The case began in 1983 when the B.C. government issued timber permits for the region and the Xeni Gwet'in, one of six Tsilhqot'in communities, went to court to stop the logging.

Haida Nation president Peter Lantin said the Tsilhqot'in case strengthens his island community's title claim, which is being prepared for trial.

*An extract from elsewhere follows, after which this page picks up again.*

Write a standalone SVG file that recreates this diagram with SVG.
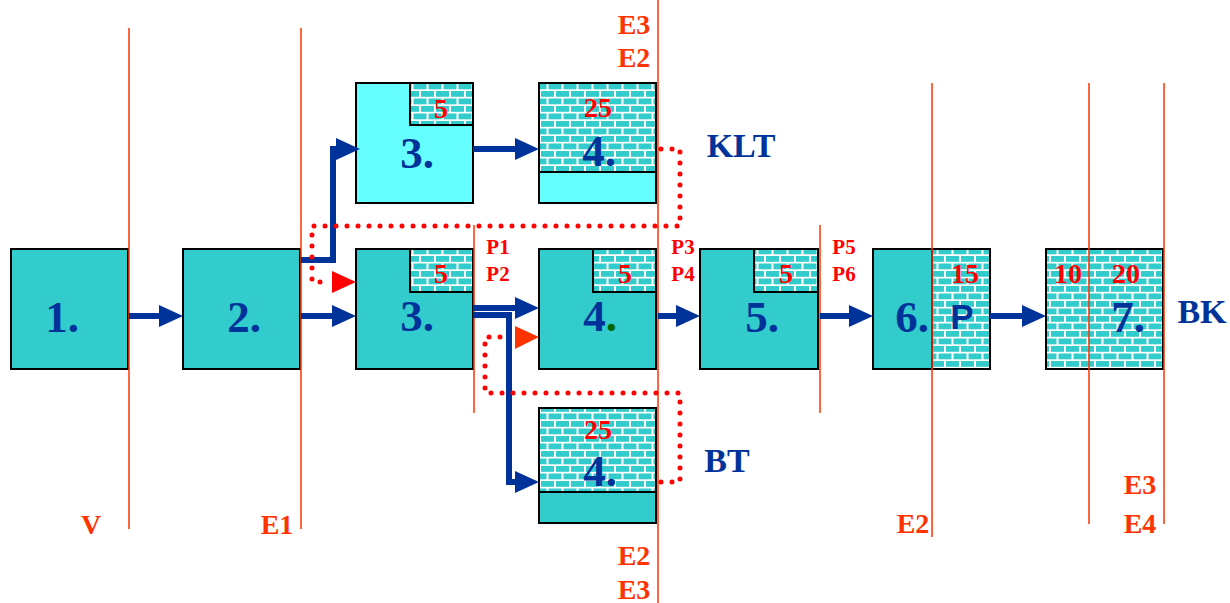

The Haida claim includes the surrounding ocean off B.C.'s North Coast, which Lantin expects to use against plans for oil tankers from the Enbridge Northern Gateway proposal.

Despite the long-running dispute and the Tsilhqot'in Nation's refusal to take part in treaty talks, the B.C. aboriginal relations ministry signed a three-year "stewardship agreement" with the group June 10. The agreement gives the Tsilhqot'in $670,000 per year to implement a forestry strategy and other resource development.

B.C. Attorney General Suzanne Anton said the Tsilhqot'in ruling, like other aboriginal title cases, emphasizes that negotiated settlements are preferable to court action to settle claims in the majority of the province that are not covered by treaties.

NDP leader John Horgan said the decision shows the B.C. government should have accepted the 2007 decision by B.C. Supreme Court Justice David Vickers.

"Instead, the B.C. Liberal government wasted millions of scarce tax dollars and created seven more years of uncertainty for investors and communities, by blindly pursuing a legal theory that was unanimously and soundly rejected today by the Supreme Court of  Canada," Horgan said.